* begin Available data *
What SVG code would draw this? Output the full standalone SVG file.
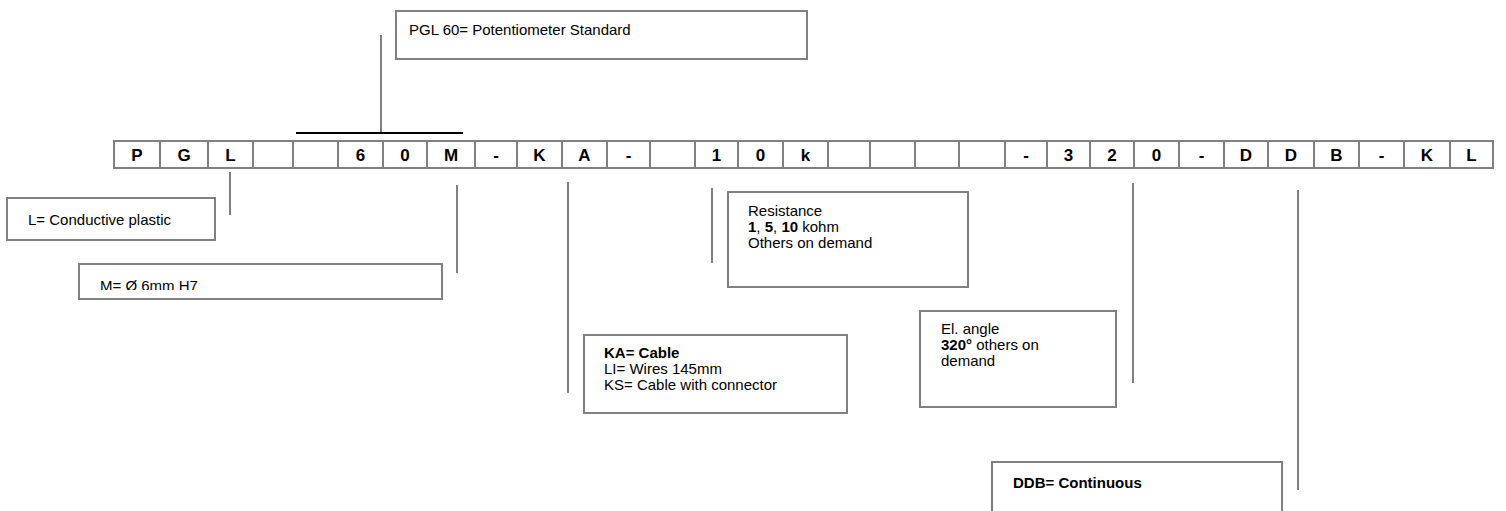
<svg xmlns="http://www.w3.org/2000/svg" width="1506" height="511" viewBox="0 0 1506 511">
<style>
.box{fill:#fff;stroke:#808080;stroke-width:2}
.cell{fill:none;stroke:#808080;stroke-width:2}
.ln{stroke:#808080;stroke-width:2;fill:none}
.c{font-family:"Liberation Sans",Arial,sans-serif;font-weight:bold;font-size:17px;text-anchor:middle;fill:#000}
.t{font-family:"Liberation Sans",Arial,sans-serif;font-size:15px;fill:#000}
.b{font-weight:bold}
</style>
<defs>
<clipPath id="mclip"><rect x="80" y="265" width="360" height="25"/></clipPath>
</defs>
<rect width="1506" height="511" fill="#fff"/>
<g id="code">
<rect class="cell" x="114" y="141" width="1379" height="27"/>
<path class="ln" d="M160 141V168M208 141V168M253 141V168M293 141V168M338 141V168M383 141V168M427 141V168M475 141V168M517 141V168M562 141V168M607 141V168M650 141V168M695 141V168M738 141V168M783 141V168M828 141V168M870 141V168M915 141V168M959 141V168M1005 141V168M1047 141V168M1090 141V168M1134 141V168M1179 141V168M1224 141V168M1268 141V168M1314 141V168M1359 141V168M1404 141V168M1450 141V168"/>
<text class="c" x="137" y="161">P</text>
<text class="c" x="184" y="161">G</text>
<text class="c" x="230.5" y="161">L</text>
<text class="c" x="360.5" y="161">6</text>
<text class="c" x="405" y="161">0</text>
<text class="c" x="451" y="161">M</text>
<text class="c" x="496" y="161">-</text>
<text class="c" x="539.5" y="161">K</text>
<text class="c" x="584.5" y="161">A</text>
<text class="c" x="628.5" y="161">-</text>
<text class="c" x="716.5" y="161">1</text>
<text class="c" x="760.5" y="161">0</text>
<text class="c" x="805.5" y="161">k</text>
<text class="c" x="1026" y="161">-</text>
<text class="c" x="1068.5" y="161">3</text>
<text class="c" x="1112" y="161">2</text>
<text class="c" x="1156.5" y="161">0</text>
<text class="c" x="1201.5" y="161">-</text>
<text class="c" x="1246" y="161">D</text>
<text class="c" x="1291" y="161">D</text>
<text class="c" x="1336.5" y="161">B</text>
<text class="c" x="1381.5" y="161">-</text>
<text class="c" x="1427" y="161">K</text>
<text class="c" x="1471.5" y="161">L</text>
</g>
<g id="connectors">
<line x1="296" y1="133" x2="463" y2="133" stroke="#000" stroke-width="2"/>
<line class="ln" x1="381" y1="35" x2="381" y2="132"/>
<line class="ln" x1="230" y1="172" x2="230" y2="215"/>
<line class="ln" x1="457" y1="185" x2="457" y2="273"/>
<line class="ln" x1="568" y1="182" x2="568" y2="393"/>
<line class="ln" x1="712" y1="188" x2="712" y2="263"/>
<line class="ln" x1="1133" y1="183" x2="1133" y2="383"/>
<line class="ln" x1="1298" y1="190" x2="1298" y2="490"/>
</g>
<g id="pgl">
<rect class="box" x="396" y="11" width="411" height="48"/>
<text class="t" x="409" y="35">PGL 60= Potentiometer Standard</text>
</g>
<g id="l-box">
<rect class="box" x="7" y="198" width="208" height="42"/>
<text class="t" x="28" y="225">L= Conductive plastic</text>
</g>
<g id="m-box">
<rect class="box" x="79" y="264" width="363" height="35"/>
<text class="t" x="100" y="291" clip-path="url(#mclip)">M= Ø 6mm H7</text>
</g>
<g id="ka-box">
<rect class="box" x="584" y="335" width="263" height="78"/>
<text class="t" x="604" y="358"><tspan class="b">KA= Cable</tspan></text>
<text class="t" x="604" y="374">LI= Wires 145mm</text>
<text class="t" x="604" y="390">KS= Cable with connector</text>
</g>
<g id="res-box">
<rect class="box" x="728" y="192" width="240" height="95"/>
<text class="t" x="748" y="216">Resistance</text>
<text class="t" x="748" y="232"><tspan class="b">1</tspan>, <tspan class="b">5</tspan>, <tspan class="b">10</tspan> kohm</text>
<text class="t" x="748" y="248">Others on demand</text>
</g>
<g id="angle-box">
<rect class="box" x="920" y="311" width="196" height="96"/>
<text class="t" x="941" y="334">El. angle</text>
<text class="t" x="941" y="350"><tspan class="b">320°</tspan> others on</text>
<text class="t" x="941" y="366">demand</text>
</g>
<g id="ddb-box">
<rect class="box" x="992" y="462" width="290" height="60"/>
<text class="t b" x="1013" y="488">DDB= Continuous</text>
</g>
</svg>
* end Available data *
Job – Filter the listing above by the word "code"; copy each line that passes.

Written reply –
What SVG code would draw this? Output the full standalone SVG file.
<g id="code">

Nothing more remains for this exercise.